La pecora nera - di Ascanio Celestini (2010)
Giudizio sintetico: si può vedere (2,5/5)
Giudizio vernacolare: boia vanto 'iacchera celestini
Nicola è nato a Roma nei "favolosi anni '60", una Roma di periferia ancora semi-contadina. Lo cresce la nonna, soprattutto, una nonna che possiede un pollaio e che offre a tutti uova talmente fresche che "puzzano ancora del culo della gallina". La madre è in manicomio, il padre fa il pastore con i due fratelli molto più grandi di Nicola. A scuola va male, è troppo distratto, vive in un mondo tutto suo. Poi, succede qualcosa.
Lo ritroviamo una trentina d'anni dopo, proprio nel manicomio dove stava sua madre, e la nonna lo accompagnava, offrendo le uova alle suore. Ogni giorno va al supermercato a fare la spesa con la suora che gestisce il manicomio, e l'amico Nicola, che è proprio matto...

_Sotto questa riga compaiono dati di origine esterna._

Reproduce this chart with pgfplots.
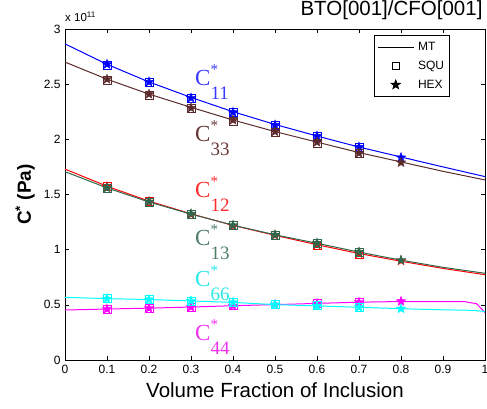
\documentclass[border=0pt]{standalone}
\usepackage{pgfplots}
\pgfplotsset{compat=1.18}
\usetikzlibrary{plotmarks}
\usepackage{fontspec}
\setmainfont{Liberation Sans}
\newfontfamily\serif{Liberation Serif}
\definecolor{cblue}{RGB}{0,0,255}
\definecolor{cbrown}{RGB}{92,42,42}
\definecolor{cred}{RGB}{255,0,0}
\definecolor{cgreen}{RGB}{48,104,78}
\definecolor{ccyan}{RGB}{0,255,255}
\definecolor{cmag}{RGB}{255,0,255}
\definecolor{lblue}{RGB}{60,60,255}
\definecolor{lbrown}{RGB}{105,55,55}
\definecolor{lred}{RGB}{255,45,45}
\definecolor{lgreen}{RGB}{78,128,104}
\definecolor{lcyan}{RGB}{40,232,232}
\definecolor{lmag}{RGB}{240,50,240}
\pgfdeclareplotmark{fstar}{%
  \pgfpathmoveto{\pgfpointpolar{90}{\pgfplotmarksize}}%
  \pgfpathlineto{\pgfpointpolar{126}{0.42\pgfplotmarksize}}%
  \pgfpathlineto{\pgfpointpolar{162}{\pgfplotmarksize}}%
  \pgfpathlineto{\pgfpointpolar{198}{0.42\pgfplotmarksize}}%
  \pgfpathlineto{\pgfpointpolar{234}{\pgfplotmarksize}}%
  \pgfpathlineto{\pgfpointpolar{270}{0.42\pgfplotmarksize}}%
  \pgfpathlineto{\pgfpointpolar{306}{\pgfplotmarksize}}%
  \pgfpathlineto{\pgfpointpolar{342}{0.42\pgfplotmarksize}}%
  \pgfpathlineto{\pgfpointpolar{18}{\pgfplotmarksize}}%
  \pgfpathlineto{\pgfpointpolar{54}{0.42\pgfplotmarksize}}%
  \pgfpathclose\pgfusepathqfillstroke}
\pgfplotsset{
  legline/.style={legend image code/.code={\draw[##1] (0pt,0pt) -- (36pt,0pt);}},
  legmark/.style={legend image code/.code={\draw[##1] plot coordinates {(18pt,0pt)};}},
}
\newcommand{\clab}[1]{{\serif\fontsize{23}{23}\selectfont C\rlap{\raisebox{11pt}{\fontsize{15}{15}\selectfont *}}\raisebox{-14pt}{\fontsize{19}{19}\selectfont #1}}}
\begin{document}
\begin{tikzpicture}
\begin{axis}[
  at={(65pt,49pt)}, anchor=south west,
  scale only axis, width=420pt, height=331pt,
  xmin=0, xmax=1, ymin=0, ymax=3,
  xtick={0,0.1,0.2,0.3,0.4,0.5,0.6,0.7,0.8,0.9,1},
  xticklabels={0,0.1,0.2,0.3,0.4,0.5,0.6,0.7,0.8,0.9,1},
  ytick={0,0.5,1,1.5,2,2.5,3},
  yticklabels={0,0.5,1,1.5,2,2.5,3},
  tick align=inside, major tick length=4pt,
  tick style={black, line width=0.6pt},
  axis line style={black, line width=0.8pt},
  ticklabel style={font=\fontsize{12}{12}\selectfont},
  xticklabel style={yshift=-2pt},
  yticklabel style={xshift=-1pt},
  /pgf/number format/assume math mode=true,
  xlabel={Volume Fraction of Inclusion},
  xlabel style={font=\fontsize{20.5}{20.5}\selectfont, at={(axis description cs:0.5,0)}, anchor=base, yshift=-38pt},
  ylabel={\textbf{C\textsuperscript{*} (Pa)}},
  ylabel style={font=\fontsize{19}{19}\selectfont, at={(axis description cs:-0.095,0.5)}, anchor=center},
  title={BTO[001]/CFO[001]},
  title style={font=\fontsize{20.5}{20.5}\selectfont, at={(axis description cs:1,1)}, anchor=base east, yshift=7.3pt, xshift=1pt},
  legend style={at={(axis description cs:0.736,0.982)}, anchor=north west, draw=black, line width=0.6pt,
    font=\fontsize{12}{12}\selectfont, inner xsep=3pt, inner ysep=5pt, row sep=5pt,
    cells={anchor=west}, /tikz/every odd column/.append style={column sep=2pt}},
  clip=false,
]
% legend entries
\addlegendimage{black, line width=0.6pt, legline}
\addlegendentry{MT}
\addlegendimage{black, only marks, mark=square, mark size=3.5pt, line width=0.6pt, legmark}
\addlegendentry{SQU}
\addlegendimage{black, only marks, mark=fstar, mark size=5pt, mark options={fill=black}, legmark}
\addlegendentry{HEX}

% C11
\addplot[cblue, line width=1pt, forget plot] coordinates {(0,2.865)(0.1,2.68)(0.2,2.52)(0.3,2.38)(0.4,2.25)(0.5,2.135)(0.6,2.03)(0.7,1.93)(0.8,1.84)(0.9,1.75)(1.0,1.662)};
\addplot[cblue, only marks, mark=square, mark size=4pt, line width=1pt, forget plot] coordinates {(0.1,2.67)(0.2,2.515)(0.3,2.37)(0.4,2.24)(0.5,2.125)(0.6,2.025)(0.7,1.925)};
\addplot[cblue, only marks, mark=fstar, mark size=5pt, mark options={fill=cblue}, forget plot] coordinates {(0.1,2.68)(0.2,2.52)(0.3,2.375)(0.4,2.245)(0.5,2.13)(0.6,2.03)(0.7,1.93)(0.8,1.835)};
% C33
\addplot[cbrown, line width=1pt, forget plot] coordinates {(0,2.70)(0.1,2.545)(0.2,2.41)(0.3,2.29)(0.4,2.175)(0.5,2.07)(0.6,1.975)(0.7,1.88)(0.8,1.795)(0.9,1.71)(1.0,1.632)};
\addplot[cbrown, only marks, mark=square, mark size=4pt, line width=1pt, forget plot] coordinates {(0.1,2.535)(0.2,2.40)(0.3,2.275)(0.4,2.165)(0.5,2.06)(0.6,1.965)(0.7,1.87)};
\addplot[cbrown, only marks, mark=fstar, mark size=5pt, mark options={fill=cbrown}, forget plot] coordinates {(0.1,2.545)(0.2,2.41)(0.3,2.285)(0.4,2.175)(0.5,2.07)(0.6,1.975)(0.7,1.875)(0.8,1.79)};
% C12
\addplot[cred, line width=1pt, forget plot] coordinates {(0,1.73)(0.1,1.575)(0.2,1.44)(0.3,1.325)(0.4,1.22)(0.5,1.13)(0.6,1.045)(0.7,0.965)(0.8,0.895)(0.9,0.83)(1.0,0.773)};
\addplot[cred, only marks, mark=square, mark size=4pt, line width=1pt, forget plot] coordinates {(0.1,1.575)(0.2,1.44)(0.3,1.32)(0.4,1.215)(0.5,1.125)(0.6,1.04)(0.7,0.955)};
\addplot[cred, only marks, mark=fstar, mark size=5pt, mark options={fill=cred}, forget plot] coordinates {(0.1,1.57)(0.2,1.435)(0.3,1.32)(0.4,1.215)(0.5,1.13)(0.6,1.045)(0.7,0.965)(0.8,0.9)};
% C13
\addplot[cgreen, line width=1pt, forget plot] coordinates {(0,1.707)(0.1,1.56)(0.2,1.432)(0.3,1.322)(0.4,1.222)(0.5,1.135)(0.6,1.058)(0.7,0.978)(0.8,0.905)(0.9,0.84)(1.0,0.786)};
\addplot[cgreen, only marks, mark=square, mark size=4pt, line width=1pt, forget plot] coordinates {(0.1,1.555)(0.2,1.43)(0.3,1.32)(0.4,1.22)(0.5,1.13)(0.6,1.055)(0.7,0.975)};
\addplot[cgreen, only marks, mark=fstar, mark size=5pt, mark options={fill=cgreen}, forget plot] coordinates {(0.1,1.56)(0.2,1.435)(0.3,1.325)(0.4,1.222)(0.5,1.135)(0.6,1.06)(0.7,0.98)(0.8,0.905)};
% C44
\addplot[cmag, line width=1pt, forget plot] coordinates {(0,0.453)(0.1,0.462)(0.2,0.47)(0.3,0.48)(0.4,0.492)(0.5,0.502)(0.6,0.513)(0.7,0.524)(0.8,0.53)(0.9,0.53)(0.95,0.53)(0.98,0.51)(1.0,0.43)};
\addplot[cmag, only marks, mark=square, mark size=4pt, line width=1pt, forget plot] coordinates {(0.1,0.462)(0.2,0.47)(0.3,0.48)(0.4,0.49)(0.5,0.5)(0.6,0.512)(0.7,0.525)};
\addplot[cmag, only marks, mark=fstar, mark size=5pt, mark options={fill=cmag}, forget plot] coordinates {(0.1,0.462)(0.2,0.47)(0.3,0.48)(0.4,0.492)(0.5,0.502)(0.6,0.513)(0.7,0.524)(0.8,0.532)};
% C66
\addplot[ccyan, line width=1pt, forget plot] coordinates {(0,0.568)(0.1,0.556)(0.2,0.548)(0.3,0.535)(0.4,0.522)(0.5,0.502)(0.6,0.49)(0.7,0.478)(0.8,0.465)(0.9,0.455)(0.97,0.45)(1.0,0.44)};
\addplot[ccyan, only marks, mark=square, mark size=4pt, line width=1pt, forget plot] coordinates {(0.1,0.555)(0.2,0.548)(0.3,0.533)(0.4,0.52)(0.5,0.5)(0.6,0.49)(0.7,0.48)};
\addplot[ccyan, only marks, mark=fstar, mark size=5pt, mark options={fill=ccyan}, forget plot] coordinates {(0.1,0.556)(0.2,0.548)(0.3,0.535)(0.4,0.522)(0.5,0.502)(0.6,0.49)(0.7,0.478)(0.8,0.465)};

% annotations
\node[anchor=base west, text=lblue, inner sep=0pt] at (axis cs:0.3095,2.492) {\clab{11}};
\node[anchor=base west, text=lbrown, inner sep=0pt] at (axis cs:0.3095,1.976) {\clab{33}};
\node[anchor=base west, text=lred, inner sep=0pt] at (axis cs:0.3095,1.477) {\clab{12}};
\node[anchor=base west, text=lgreen, inner sep=0pt] at (axis cs:0.3095,1.042) {\clab{13}};
\node[anchor=base west, text=lcyan, inner sep=0pt] at (axis cs:0.3095,0.662) {\clab{66}};
\node[anchor=base west, text=lmag, inner sep=0pt] at (axis cs:0.3095,0.181) {\clab{44}};
% scale factor
\node[anchor=base west, inner sep=0pt, font=\fontsize{11.5}{11.5}\selectfont] at (axis description cs:0,1) [yshift=7pt] {x 10\textsuperscript{11}};
\end{axis}
\pgfresetboundingbox
\useasboundingbox (0pt,0pt) rectangle (487pt,409pt);
\end{tikzpicture}
\end{document}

Celestini debutta al cinema con un'opera che ha già portato a teatro e che è diventata un libro. La struttura è evidentemente teatrale, e quindi poco cinematografica: tutta la storia è sorretta da una sorta di monologo del personaggio protagonista, naturalmente interpretato da Celestini, che appesantisce il tutto, soprattutto perchè lo stile di Celestini, per chi non lo conoscesse, è fatto da raffiche di parole e un uso reiterato dei tormentoni. Mai troppo stupidi (anzi), sia chiaro.

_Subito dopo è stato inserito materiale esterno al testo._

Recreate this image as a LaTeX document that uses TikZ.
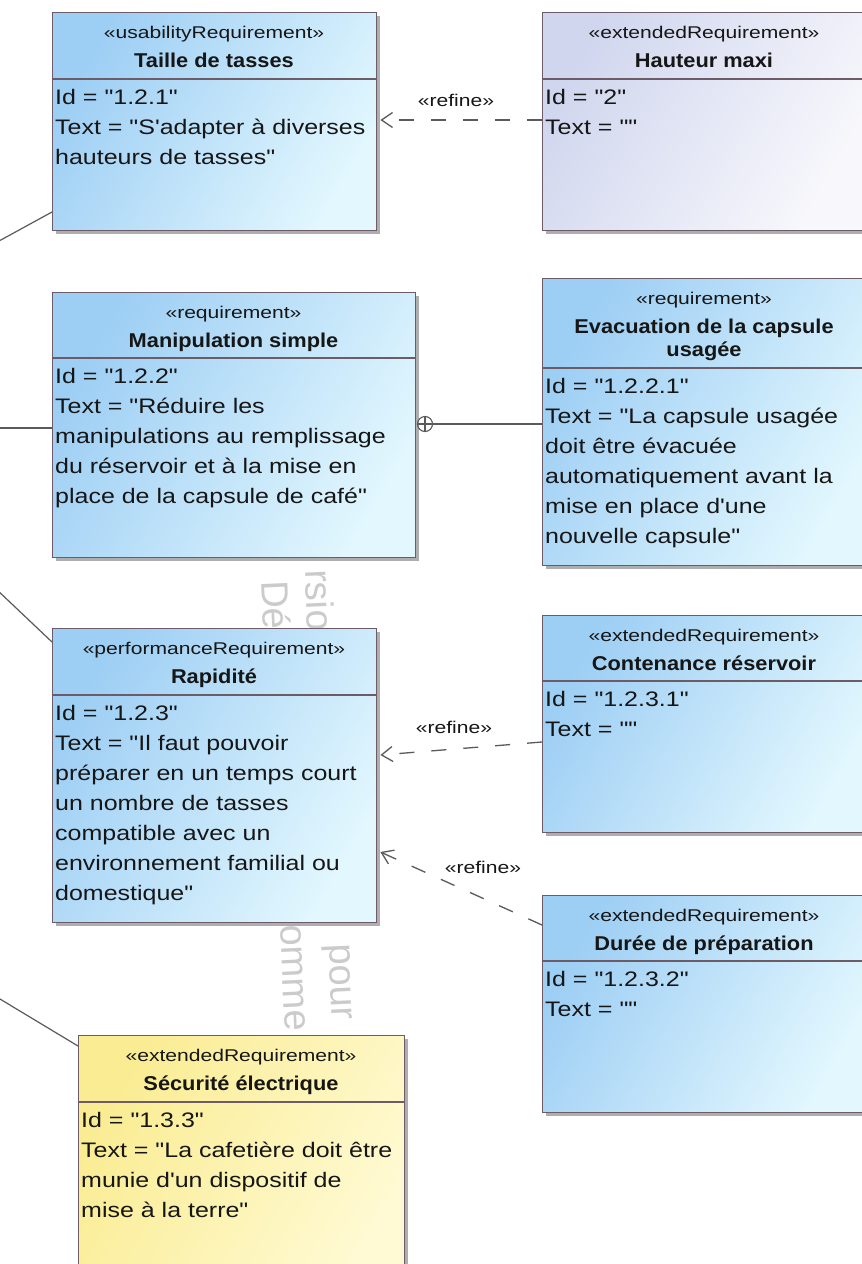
\documentclass[tikz,border=0pt]{standalone}
\usepackage{fontspec}
\setmainfont{Liberation Sans}
\newfontfamily\bodyf{Liberation Sans}[FakeStretch=1.19]
\newfontfamily\titlef{Liberation Sans}[FakeStretch=1.09]
\newfontfamily\sterf{Liberation Sans}[FakeStretch=1.24]
\usetikzlibrary{arrows.meta,shadows}
\definecolor{blueL}{HTML}{9DCEF4}
\definecolor{blueR}{HTML}{E2F7FE}
\definecolor{lavL}{HTML}{D0D6EE}
\definecolor{lavR}{HTML}{F8F8FC}
\definecolor{yelL}{HTML}{FAEC92}
\definecolor{yelR}{HTML}{FFFAD4}
\definecolor{bdr}{HTML}{6E5B68}
\definecolor{txt}{HTML}{161616}
\definecolor{lnk}{HTML}{5A5A5A}
\definecolor{wm}{HTML}{CBCBCB}
\tikzset{
  ster/.style={font=\sterf\fontsize{17}{20}\selectfont, text=txt, inner sep=0pt, anchor=base},
  ttl/.style={font=\titlef\bfseries\fontsize{20}{23}\selectfont, text=txt, inner sep=0pt, anchor=base},
  bod/.style={font=\bodyf\fontsize{21}{30}\selectfont, text=txt, inner sep=0pt, anchor=base west},
  reqbox/.style={draw=bdr, line width=1.4pt, rectangle, inner sep=0pt, anchor=north west,
    drop shadow={shadow xshift=3pt,shadow yshift=-3pt,fill=black!45,opacity=.7}},
  bluef/.style={left color=blueL, right color=blueR, shading angle=60},
  lavf/.style={left color=lavL, right color=lavR, shading angle=60},
  yelf/.style={left color=yelL, right color=yelR, shading angle=60},
  divl/.style={draw=bdr, line width=1.2pt},
  refl/.style={draw=lnk, line width=1.3pt, dash pattern=on 15pt off 17pt, -{Straight Barb[length=11pt,width=15pt]}},
  lbl/.style={font=\sterf\fontsize{17}{20}\selectfont, text=txt, inner sep=0pt, anchor=base},
  assoc/.style={draw=lnk, line width=1.2pt},
  wmk/.style={font=\fontsize{38}{40}\selectfont, text=wm, inner sep=0pt, rotate=-87.4},
}
\newcommand\boxhead[5]{%
  \node[ster] (#1-st) at (#2,#3+26) {#4};
  \foreach \t [count=\i] in {#5}{\node[ttl] (#1-t\i) at (#2,#3+55+23*\i-23) {\t};}
}
\newcommand\boxbody[4]{%
  \foreach \t [count=\i] in {#4}{\node[bod] (#1-b\i) at (#2,#3+30*\i-30) {\t};}
}
\begin{document}
\begin{tikzpicture}[x=1pt,y=-1pt]
\useasboundingbox (0,0) rectangle (862,1264);
\clip (0,0) rectangle (862,1264);
\fill[white] (0,0) rectangle (862,1264);

% watermark fragments
\node[wmk] (w1) at (320,600) {rsio};
\node[wmk] (w2) at (276,605) {Dé};
\node[wmk] (w3) at (337,982) {pour};
\node[wmk] (w4) at (293,978) {omme};

% boxes
\node[reqbox,bluef,minimum width=324pt,minimum height=218pt] (taille) at (52,12) {};
\node[reqbox,lavf,minimum width=324pt,minimum height=218pt] (hauteur) at (542,12) {};
\node[reqbox,bluef,minimum width=363pt,minimum height=265pt] (manip) at (52,292) {};
\node[reqbox,bluef,minimum width=324pt,minimum height=287pt] (evac) at (542,278) {};
\node[reqbox,bluef,minimum width=324pt,minimum height=294pt] (rapid) at (52,628) {};
\node[reqbox,bluef,minimum width=324pt,minimum height=217pt] (conten) at (542,615) {};
\node[reqbox,bluef,minimum width=324pt,minimum height=217pt] (duree) at (542,895) {};
\node[reqbox,yelf,minimum width=326pt,minimum height=260pt] (secu) at (78,1035) {};

% dividers
\draw[divl] (taille.west |- 0,79) -- (taille.east |- 0,79);
\draw[divl] (hauteur.west |- 0,79) -- (hauteur.east |- 0,79);
\draw[divl] (manip.west |- 0,358) -- (manip.east |- 0,358);
\draw[divl] (evac.west |- 0,368) -- (evac.east |- 0,368);
\draw[divl] (rapid.west |- 0,695) -- (rapid.east |- 0,695);
\draw[divl] (conten.west |- 0,681) -- (conten.east |- 0,681);
\draw[divl] (duree.west |- 0,961) -- (duree.east |- 0,961);
\draw[divl] (secu.west |- 0,1102) -- (secu.east |- 0,1102);

% headers
\boxhead{taille}{214}{12}{«usabilityRequirement»}{Taille de tasses}
\boxhead{hauteur}{704}{12}{«extendedRequirement»}{Hauteur maxi}
\boxhead{manip}{233.5}{292}{«requirement»}{Manipulation simple}
\boxhead{evac}{704}{278}{«requirement»}{Evacuation de la capsule,usagée}
\boxhead{rapid}{214}{628}{«performanceRequirement»}{Rapidité}
\boxhead{conten}{704}{615}{«extendedRequirement»}{Contenance réservoir}
\boxhead{duree}{704}{895}{«extendedRequirement»}{Durée de préparation}
\boxhead{secu}{241}{1035}{«extendedRequirement»}{Sécurité électrique}

% bodies
\boxbody{taille}{55}{104}{{Id = "1.2.1"},{Text = "S'adapter à diverses},{hauteurs de tasses"}}
\boxbody{hauteur}{545}{104}{{Id = "2"},{Text = ""}}
\boxbody{manip}{55}{383}{{Id = "1.2.2"},{Text = "Réduire les},{manipulations au remplissage},{du réservoir et à la mise en},{place de la capsule de café"}}
\boxbody{evac}{545}{393}{{Id = "1.2.2.1"},{Text = "La capsule usagée},{doit être évacuée},{automatiquement avant la},{mise en place d'une},{nouvelle capsule"}}
\boxbody{rapid}{55}{720}{{Id = "1.2.3"},{Text = "Il faut pouvoir},{préparer en un temps court},{un nombre de tasses},{compatible avec un},{environnement familial ou},{domestique"}}
\boxbody{conten}{545}{706}{{Id = "1.2.3.1"},{Text = ""}}
\boxbody{duree}{545}{986}{{Id = "1.2.3.2"},{Text = ""}}
\boxbody{secu}{81}{1127}{{Id = "1.3.3"},{Text = "La cafetière doit être},{munie d'un dispositif de},{mise à la terre"}}

% refine connectors
\draw[refl] (hauteur.west |- 0,120) -- ([xshift=3pt]taille.east |- 0,120);
\draw[refl] (conten.west |- 0,742) -- ([xshift=3pt]rapid.east |- 0,755);
\draw[refl] (duree.west |- 0,925) -- ([xshift=3pt]rapid.east |- 0,852);
\node[lbl] (lr1) at (456,106) {«refine»};
\node[lbl] (lr2) at (454,733) {«refine»};
\node[lbl] (lr3) at (483,873) {«refine»};

% containment
\node[draw=lnk, circle, line width=1.1pt, minimum size=15pt, inner sep=0pt] (opl) at (425,424) {};
\draw[assoc] (opl.north) -- (opl.south) (opl.west) -- (opl.east);
\draw[assoc] (evac.west |- 0,424) -- (opl.east);

% connectors from outside the view
\coordinate (ex1) at (-5,243.2);
\coordinate (ex2) at (-5,428);
\coordinate (ex3) at (-5,588);
\coordinate (ex4) at (-5,996);
\draw[assoc] (ex1) -- (taille.west |- 0,212);
\draw[assoc] (ex2) -- (manip.west |- 0,428);
\draw[assoc] (ex3) -- (rapid.west |- 0,642);
\draw[assoc] (ex4) -- (secu.west |- 0,1046);
\end{tikzpicture}
\end{document}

Metteteci inoltre un'ambientazione in maggioranza in interni, piuttosto claustrofobici, una fotografia non brutta, ma senza dubbio deprimente, e un uso piuttosto intenso dei flashback, per spiegare, a cerchi concentrici, cosa è accaduto in quei trent'anni da una parte, e cosa sta accadendo adesso al protagonista, e vi renderete conto subito che il film non è di quelli godibili e scorrevoli.
Nonostante ciò, mi sento di dire che La pecora nera è un lavoro ammirevole. Perchè la struttura, di cui sopra, che porta pian piano alla conclusione, è ben congegnata, e perchè tutto il film è costellato da un umorismo amaro ma (ovviamente) divertente, e non mancano i momenti di pura poesia. Senza parlare della riflessione sulla malattia mentale, e su come veniva trattata prima della Legge Basaglia.
A parte Celestini, che la maggior parte di voi conosce, ed è, in questo film, com'è in televisione o a teatro, ottime le prove di Giorgio Tirabassi (l'amico del protagonista) e di una Maya Sansa (Marinella) un po' inedita, che recitando senza il vincolo della dizione controllata risulta diversa dal solito. Curiosità: nei panni del padre del protagonista c'è Nicola Rignanese, già partner di Antonio Albanese (il figlio di Perego; "Emergency, by Gino Strada"), ed in quelli della suora di colore c'è Igiaba Scego, scrittrice italiana di origine somala, della quale ho pubblicato anche alcuni articoli, e che scrive anche per Internazionale.